Your task is to retype, word for word, the lines from the start of the data through the line holding "const phytateR2 = 'R\u00B2 = 0.3097';". Do not include the pictures.

═══ SOURCE MATERIAL ═══

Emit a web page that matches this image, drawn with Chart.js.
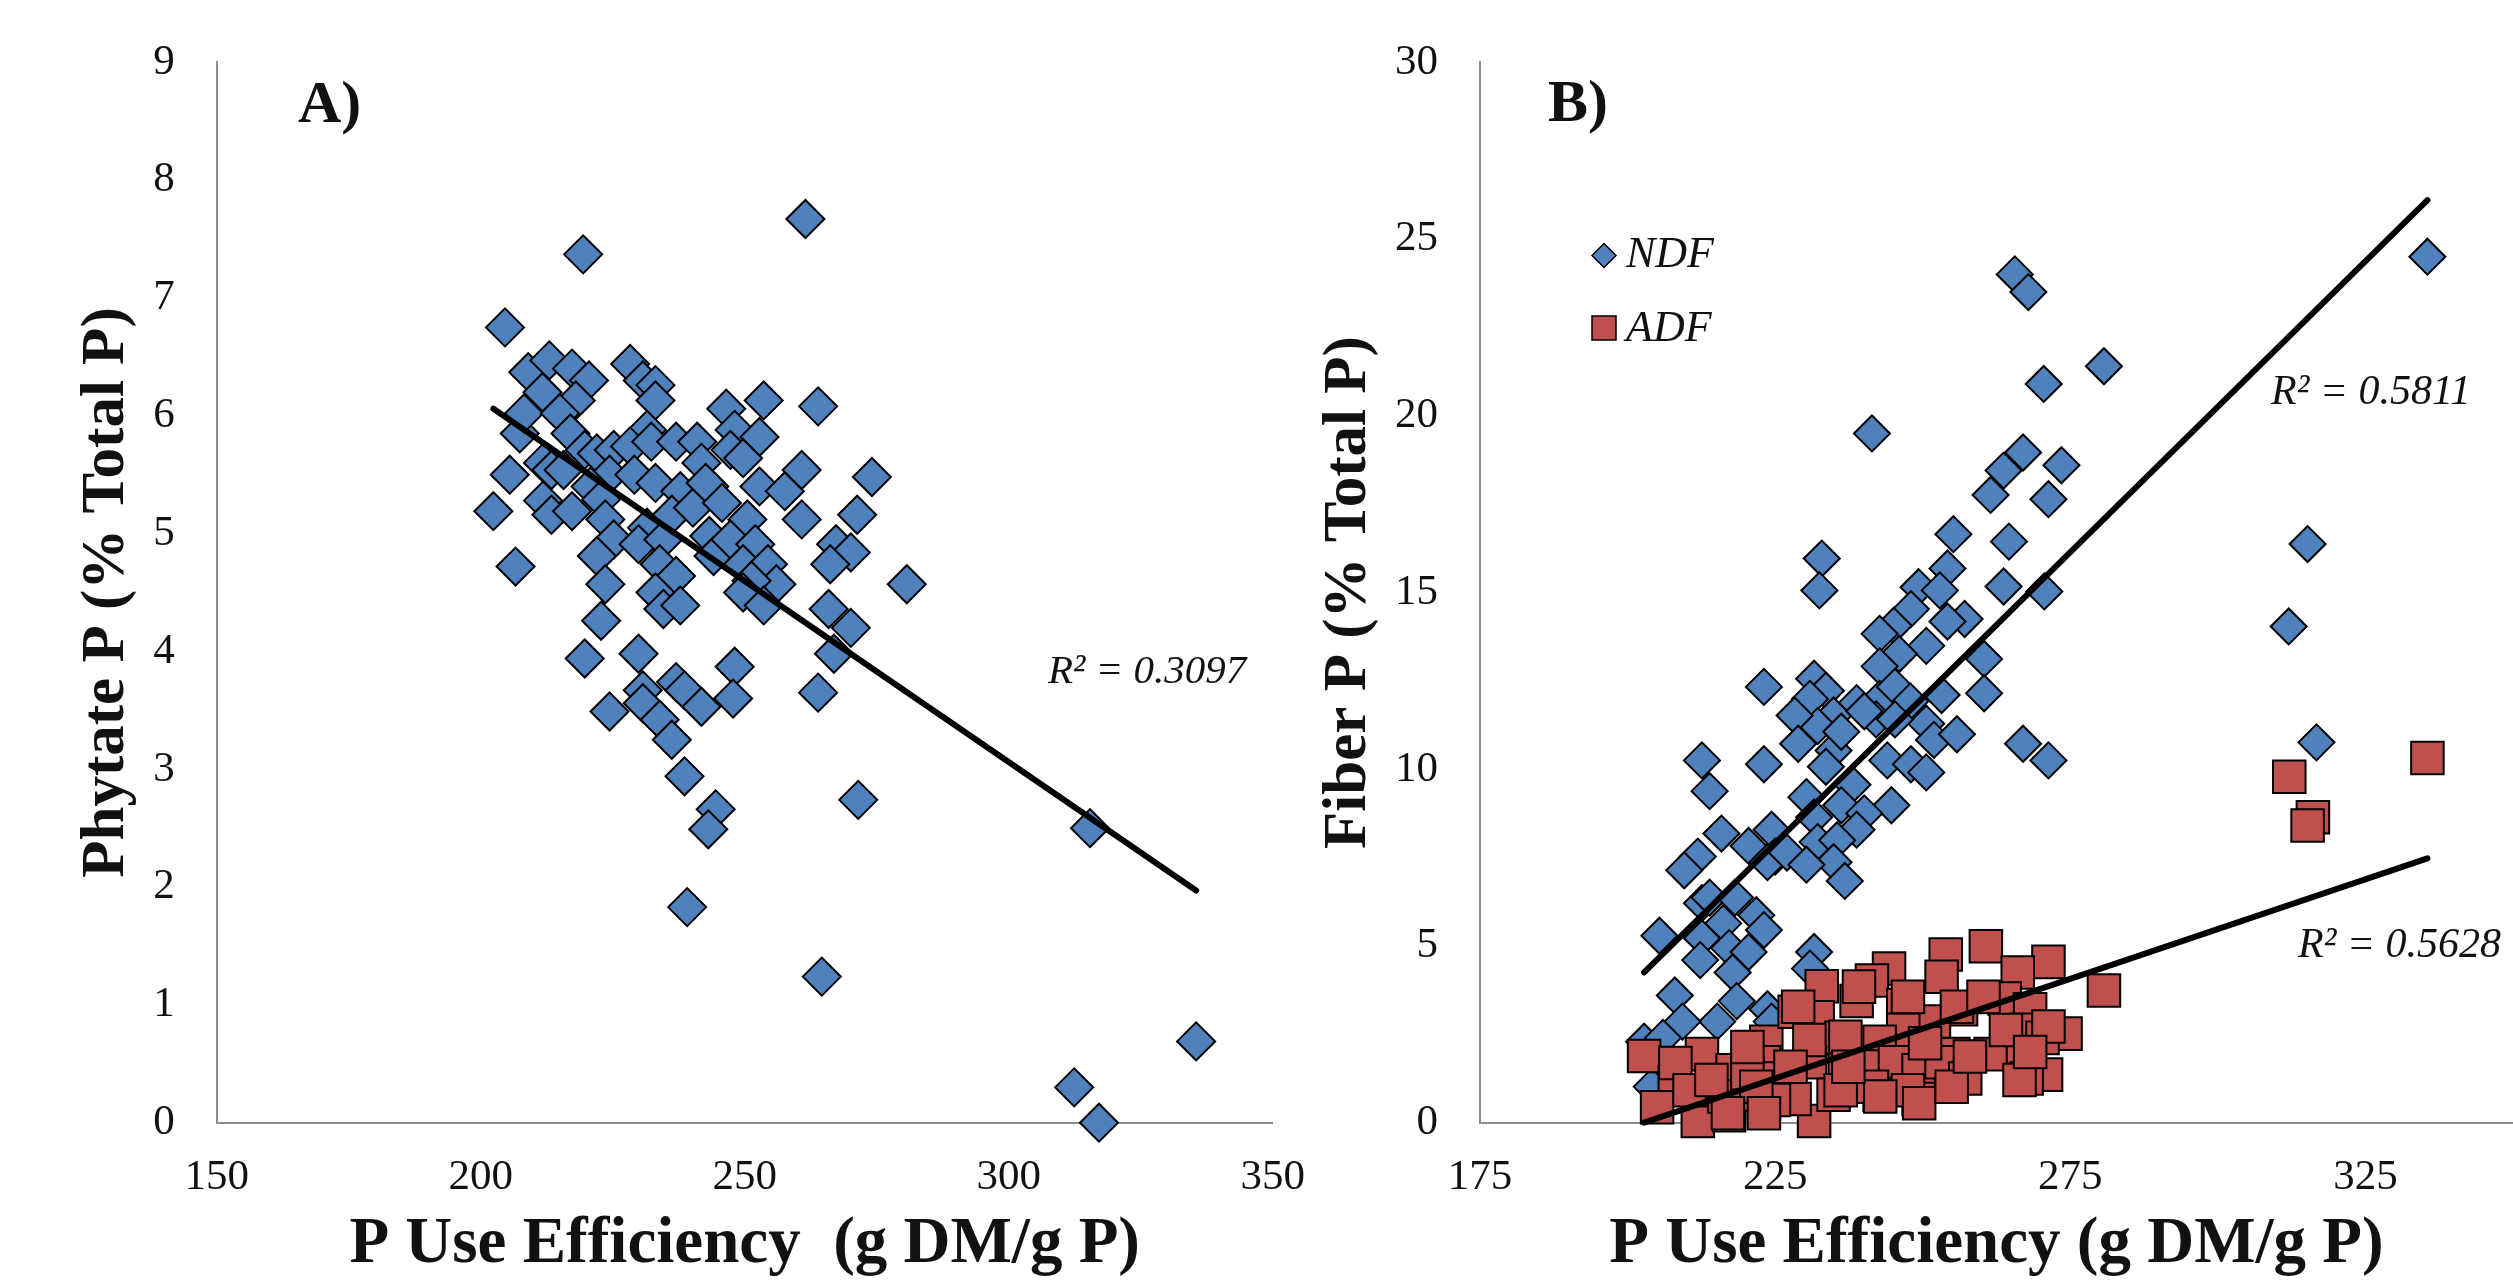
<!DOCTYPE html>
<html>
<head>
<meta charset="utf-8">
<script src="https://cdn.jsdelivr.net/npm/chart.js@4.4.1/dist/chart.umd.min.js"></script>
<style>
html, body { margin: 0; padding: 0; background: #ffffff; overflow: hidden; width: 2513px; height: 1281px; }
canvas { position: absolute; top: 0; }
#cA { left: 0px; width: 1330px; height: 1281px; }
#cB { left: 1290px; width: 1253px; height: 1281px; }
</style>
</head>
<body>
<canvas id="cA" width="1330" height="1281"></canvas>
<canvas id="cB" width="1253" height="1281"></canvas>
<script>
// ---------------- DATA ----------------
// Panel A: Phytate P (% Total P) vs P Use Efficiency
const phytateX = [261.5,219.4,204.6,202.4,205.5,206.6,207.4,209.0,208.2,213.0,211.7,217.3,220.5,218.0,215.0,217.0,211.8,213.4,215.7,219.7,
  222.0,225.2,224.4,220.8,211.8,213.4,217.3,222.8,223.6,225.2,222.0,223.6,222.8,219.7,224.4,228.3,230.7,233.1,233.1,231.5,
  228.3,229.1,233.1,232.3,237.0,241.0,241.8,237.8,243.3,231.5,229.9,234.6,236.2,240.2,243.3,244.1,233.9,237.0,233.1,234.6,
  237.8,229.9,230.7,230.7,233.9,236.2,237.0,238.6,241.8,248.1,247.8,238.6,244.5,243.1,239.1,246.5,248.1,247.3,253.6,252.8,
  249.7,242.6,245.7,252.8,257.6,260.8,260.8,263.9,250.5,247.3,252.0,249.7,254.4,256.0,251.3,249.7,253.6,267.3,271.3,274.1,
  270.1,266.2,280.7,265.9,270.1,266.9,263.9,271.5,264.6,315.4,312.4,317.1,335.5];
const phytateY = [7.67,7.37,6.75,5.19,5.50,4.72,5.85,6.37,6.02,6.47,6.20,6.40,6.30,6.13,6.02,5.85,5.60,5.54,5.54,5.71,
  5.68,5.71,5.50,5.40,5.28,5.16,5.19,5.29,5.12,4.95,4.81,4.57,4.26,3.94,3.49,6.44,6.30,6.26,6.13,5.88,
  5.74,5.50,5.43,5.78,5.78,5.78,5.60,5.36,5.40,5.05,4.91,4.95,5.16,5.22,4.98,4.81,4.74,4.64,4.50,4.36,
  4.39,3.98,3.67,3.56,3.42,3.25,3.74,3.67,3.53,3.87,3.60,2.94,2.66,2.49,1.83,6.06,5.88,5.71,6.13,5.82,
  5.64,5.43,5.26,5.40,5.36,5.54,5.12,6.08,5.12,4.95,4.91,4.74,4.74,4.57,4.60,4.50,4.39,4.91,5.16,5.48,
  4.84,4.74,4.57,4.36,4.20,3.98,3.65,2.74,1.24,2.50,0.30,0.00,0.69];
const phytateTrendX = [202.4, 335.5];
const phytateTrendY = [6.06, 1.97];
const phytateR2 = 'R\u00B2 = 0.3097';

// Panel B: Fiber P (% Total P) vs P Use Efficiency
const ndfX = [335.5,265.6,267.9,280.7,270.5,241.4,267.0,263.7,273.5,261.5,271.3,255.2,264.6,315.2,232.9,232.5,254.2,249.3,252.9,263.7,
  270.6,248.0,245.1,242.7,257.1,254.2,312.0,250.6,246.0,242.7,260.4,260.4,223.1,231.6,233.6,230.9,238.8,242.7,245.3,247.9,
  253.2,242.1,234.9,232.2,228.3,250.6,245.3,251.9,255.8,267.0,271.3,316.7,228.9,234.9,233.6,244.0,248.0,250.6,212.6,223.1,
  213.9,238.1,230.3,236.2,244.7,240.1,231.6,238.8,215.9,224.4,220.5,225.0,223.7,227.0,232.2,235.5,234.9,230.3,236.8,211.9,
  209.6,212.6,213.9,218.2,216.2,221.8,223.1,205.4,212.6,217.2,220.5,212.3,217.8,218.5,215.2,208.0,209.3,202.8,206.0,231.6,
  230.9,223.7,224.4,204.1,236.2,240.1];
const ndfY = [24.5,24.0,23.5,21.4,20.9,19.5,18.96,18.45,18.6,17.76,17.64,16.65,16.44,16.37,15.96,15.06,15.68,15.15,15.06,15.17,
  15.03,14.53,14.06,13.83,14.25,14.18,14.04,13.49,13.26,12.91,13.12,12.15,12.33,12.56,12.22,11.99,11.87,11.99,12.33,11.92,
  12.10,11.41,11.52,11.22,11.52,11.29,11.41,10.83,10.99,10.72,10.25,10.76,10.72,10.53,10.07,10.25,10.14,9.91,10.25,10.14,
  9.38,9.56,9.21,8.98,8.98,8.75,8.64,8.29,8.18,8.29,7.83,7.53,7.37,7.64,7.94,7.99,7.37,7.30,6.84,7.53,
  7.14,6.21,6.37,6.37,5.64,5.87,5.45,5.29,5.22,4.94,4.83,4.60,4.25,3.44,2.86,3.60,2.86,2.29,2.40,4.83,
  4.36,3.21,2.86,1.02,11.06,11.64];
const adfX = [312.1,316.1,315.2,335.5,280.7,260.7,271.3,253.9,266.1,244.3,241.4,253.2,232.9,223.5,232.2,238.8,263.9,268.2,256.5,228.3,
  246.7,267.6,274.2,270.3,261.5,255.2,251.9,246.7,236.2,242.7,202.8,212.6,208.0,215.2,217.8,223.1,225.7,230.9,236.8,241.4,
  245.3,249.3,253.2,257.2,267.0,270.9,267.6,205.0,211.9,217.2,223.1,231.6,234.9,242.7,249.3,220.5,228.3,208.1,216.4,210.5,
  214.2,220.3,224.8,221.8,228.9,239.2,247.5,255.8,260.3,236.9,230.8,264.1,266.4,247.5,241.4,236.1,249.4,242.8,254.9,237.4,
  227.6,217.0,223.1,258.0,250.4,220.3,271.3,268.2];
const adfY = [9.79,8.64,8.41,10.32,3.74,4.99,4.55,4.76,4.25,4.36,4.02,4.13,3.86,2.29,2.98,3.44,3.51,3.21,3.21,3.14,
  3.33,2.63,2.52,2.40,1.94,1.94,2.86,2.63,2.40,2.29,1.89,1.94,1.13,1.13,1.48,1.71,1.25,1.71,1.48,1.59,
  1.71,1.48,1.71,1.25,1.71,1.36,1.25,0.44,0.05,0.21,0.55,0.05,0.79,0.79,0.67,0.79,0.67,1.69,0.74,0.92,
  1.21,1.40,0.64,1.02,3.28,3.85,3.56,3.28,3.56,2.43,2.34,2.62,1.21,0.92,1.02,0.92,0.55,0.74,1.02,1.58,
  1.58,0.27,0.27,1.87,2.25,2.14,2.72,2.00];
const ndfTrendX = [202.8, 335.5];
const ndfTrendY = [4.25, 26.1];
const adfTrendX = [202.8, 335.5];
const adfTrendY = [0.0, 7.48];
const ndfR2 = 'R\u00B2 = 0.5811';
const adfR2 = 'R\u00B2 = 0.5628';

// Axes / tick labels
const xTicksA = [150, 200, 250, 300, 350];
const yTicksA = [0, 1, 2, 3, 4, 5, 6, 7, 8, 9];
const xTicksB = [175, 225, 275, 325];
const yTicksB = [0, 5, 10, 15, 20, 25, 30];
const xTitleA = 'P Use Efficiency  (g DM/g P)';
const yTitleA = 'Phytate P (% Total P)';
const xTitleB = 'P Use Efficiency (g DM/g P)';
const yTitleB = 'Fiber P (% Total P)';
const seriesNames = ['NDF', 'ADF'];

// ---------------- STYLE ----------------
const SERIF = '"Liberation Serif", "Times New Roman", Times, serif';
const BLUE = '#4F81BD';
const RED = '#C0504D';
const AXIS = '#8c8c8c';
const TEXT = '#111111';

function pts(xs, ys) { return xs.map((x, i) => ({ x: x, y: ys[i] })); }

const annotPlugin = {
  id: 'annot',
  afterDraw(chart, args, opts) {
    const ctx = chart.ctx;
    ctx.save();
    (opts.texts || []).forEach(t => {
      ctx.font = t.font; ctx.fillStyle = TEXT; ctx.textAlign = 'left'; ctx.textBaseline = 'alphabetic';
      ctx.fillText(t.text, t.x, t.y);
    });
    (opts.legend || []).forEach(l => {
      ctx.beginPath();
      if (l.shape === 'diamond') {
        ctx.moveTo(l.cx - l.r, l.cy); ctx.lineTo(l.cx, l.cy - l.r); ctx.lineTo(l.cx + l.r, l.cy); ctx.lineTo(l.cx, l.cy + l.r); ctx.closePath();
      } else {
        ctx.rect(l.cx - l.r, l.cy - l.r, 2 * l.r, 2 * l.r);
      }
      ctx.fillStyle = l.color; ctx.fill(); ctx.lineWidth = 1.5; ctx.strokeStyle = '#000'; ctx.stroke();
      ctx.font = 'italic 44px ' + SERIF; ctx.fillStyle = TEXT; ctx.textAlign = 'left'; ctx.textBaseline = 'alphabetic';
      ctx.fillText(l.text, l.tx, l.ty);
    });
    ctx.restore();
  }
};

function axisX(min, max, ticks, title, h) {
  return {
    type: 'linear', position: 'bottom', min: min, max: max,
    afterBuildTicks: s => { s.ticks = ticks.map(v => ({ value: v })); },
    afterFit: s => { s.height = h; s.paddingLeft = 0; s.paddingRight = 0; s.paddingTop = 0; s.paddingBottom = 0; },
    grid: { display: false, drawTicks: false },
    border: { display: true, color: AXIS, width: 2 },
    ticks: { font: { family: SERIF, size: 43 }, color: TEXT, padding: 29, maxRotation: 0, autoSkip: false },
    title: { display: true, text: title, color: TEXT, font: { family: SERIF, size: 65, weight: 'bold' }, padding: { top: 0, bottom: -3 } }
  };
}
function axisY(min, max, ticks, title, w, tpad) {
  return {
    type: 'linear', position: 'left', min: min, max: max,
    afterBuildTicks: s => { s.ticks = ticks.map(v => ({ value: v })); },
    afterFit: s => { s.width = w; s.paddingTop = 0; s.paddingBottom = 0; s.paddingLeft = 0; s.paddingRight = 0; },
    grid: { display: false, drawTicks: false },
    border: { display: true, color: AXIS, width: 2 },
    ticks: { font: { family: SERIF, size: 43 }, color: TEXT, padding: 42, autoSkip: false },
    title: { display: true, text: title, color: TEXT, font: { family: SERIF, size: 61, weight: 'bold' }, padding: { top: tpad, bottom: 0 } }
  };
}
function trendSet(xs, ys) {
  return { type: 'line', data: pts(xs, ys), borderColor: '#000', borderWidth: 6, borderCapStyle: 'round',
    pointRadius: 0, fill: false, showLine: true, tension: 0, clip: false, order: 0 };
}

// ---------------- PANEL A ----------------
new Chart(document.getElementById('cA'), {
  type: 'scatter',
  data: { datasets: [
    trendSet(phytateTrendX, phytateTrendY),
    { label: 'Phytate P', data: pts(phytateX, phytateY), pointStyle: 'rectRot', pointRadius: 19,
      pointBackgroundColor: BLUE, pointBorderColor: '#000', pointBorderWidth: 2, clip: false, order: 1 }
  ] },
  options: {
    responsive: false, animation: false, devicePixelRatio: 1, events: [],
    layout: { padding: { left: 0, top: 62.3, right: 57.3, bottom: 0 } },
    scales: { x: axisX(150, 350, xTicksA, xTitleA, 158.3), y: axisY(0, 9, yTicksA, yTitleA, 216.7, 71) },
    plugins: { legend: { display: false }, tooltip: { enabled: false },
      annot: { texts: [
        { text: 'A)', x: 298, y: 122, font: 'bold 60px ' + SERIF },
        { text: phytateR2, x: 1048, y: 683, font: 'italic 41px ' + SERIF } ] } }
  },
  plugins: [annotPlugin]
});

// ---------------- PANEL B ----------------
new Chart(document.getElementById('cB'), {
  type: 'scatter',
  data: { datasets: [
    trendSet(ndfTrendX, ndfTrendY),
    trendSet(adfTrendX, adfTrendY),
    { label: seriesNames[1], data: pts(adfX, adfY), pointStyle: 'rect', pointRadius: 23,
      pointBackgroundColor: RED, pointBorderColor: '#000', pointBorderWidth: 2, clip: false, order: 1 },
    { label: seriesNames[0], data: pts(ndfX, ndfY), pointStyle: 'rectRot', pointRadius: 18,
      pointBackgroundColor: BLUE, pointBorderColor: '#000', pointBorderWidth: 2, clip: false, order: 2 }
  ] },
  options: {
    responsive: false, animation: false, devicePixelRatio: 1, events: [],
    layout: { padding: { left: 0, top: 62.3, right: 30, bottom: 0 } },
    scales: { x: axisX(175, 350, xTicksB, xTitleB, 158.3), y: axisY(0, 30, yTicksB, yTitleB, 190, 23) },
    plugins: { legend: { display: false }, tooltip: { enabled: false },
      annot: {
        texts: [
          { text: 'B)', x: 258, y: 121, font: 'bold 60px ' + SERIF },
          { text: ndfR2, x: 981, y: 404, font: 'italic 42px ' + SERIF },
          { text: adfR2, x: 1008, y: 957, font: 'italic 42px ' + SERIF } ],
        legend: [
          { shape: 'diamond', cx: 314, cy: 255.5, r: 12, color: BLUE, text: seriesNames[0], tx: 336, ty: 267 },
          { shape: 'square', cx: 314, cy: 328, r: 12, color: RED, text: seriesNames[1], tx: 336, ty: 341 } ] } }
  },
  plugins: [annotPlugin]
});
</script>
</body>
</html>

═══

= ANSWER TO THIS PROBLEM =
Emit a web page that matches this image, drawn with Chart.js.
<!DOCTYPE html>
<html>
<head>
<meta charset="utf-8">
<script src="https://cdn.jsdelivr.net/npm/chart.js@4.4.1/dist/chart.umd.min.js"></script>
<style>
html, body { margin: 0; padding: 0; background: #ffffff; overflow: hidden; width: 2513px; height: 1281px; }
canvas { position: absolute; top: 0; }
#cA { left: 0px; width: 1330px; height: 1281px; }
#cB { left: 1290px; width: 1253px; height: 1281px; }
</style>
</head>
<body>
<canvas id="cA" width="1330" height="1281"></canvas>
<canvas id="cB" width="1253" height="1281"></canvas>
<script>
// ---------------- DATA ----------------
// Panel A: Phytate P (% Total P) vs P Use Efficiency
const phytateX = [261.5,219.4,204.6,202.4,205.5,206.6,207.4,209.0,208.2,213.0,211.7,217.3,220.5,218.0,215.0,217.0,211.8,213.4,215.7,219.7,
  222.0,225.2,224.4,220.8,211.8,213.4,217.3,222.8,223.6,225.2,222.0,223.6,222.8,219.7,224.4,228.3,230.7,233.1,233.1,231.5,
  228.3,229.1,233.1,232.3,237.0,241.0,241.8,237.8,243.3,231.5,229.9,234.6,236.2,240.2,243.3,244.1,233.9,237.0,233.1,234.6,
  237.8,229.9,230.7,230.7,233.9,236.2,237.0,238.6,241.8,248.1,247.8,238.6,244.5,243.1,239.1,246.5,248.1,247.3,253.6,252.8,
  249.7,242.6,245.7,252.8,257.6,260.8,260.8,263.9,250.5,247.3,252.0,249.7,254.4,256.0,251.3,249.7,253.6,267.3,271.3,274.1,
  270.1,266.2,280.7,265.9,270.1,266.9,263.9,271.5,264.6,315.4,312.4,317.1,335.5];
const phytateY = [7.67,7.37,6.75,5.19,5.50,4.72,5.85,6.37,6.02,6.47,6.20,6.40,6.30,6.13,6.02,5.85,5.60,5.54,5.54,5.71,
  5.68,5.71,5.50,5.40,5.28,5.16,5.19,5.29,5.12,4.95,4.81,4.57,4.26,3.94,3.49,6.44,6.30,6.26,6.13,5.88,
  5.74,5.50,5.43,5.78,5.78,5.78,5.60,5.36,5.40,5.05,4.91,4.95,5.16,5.22,4.98,4.81,4.74,4.64,4.50,4.36,
  4.39,3.98,3.67,3.56,3.42,3.25,3.74,3.67,3.53,3.87,3.60,2.94,2.66,2.49,1.83,6.06,5.88,5.71,6.13,5.82,
  5.64,5.43,5.26,5.40,5.36,5.54,5.12,6.08,5.12,4.95,4.91,4.74,4.74,4.57,4.60,4.50,4.39,4.91,5.16,5.48,
  4.84,4.74,4.57,4.36,4.20,3.98,3.65,2.74,1.24,2.50,0.30,0.00,0.69];
const phytateTrendX = [202.4, 335.5];
const phytateTrendY = [6.06, 1.97];
const phytateR2 = 'R\u00B2 = 0.3097';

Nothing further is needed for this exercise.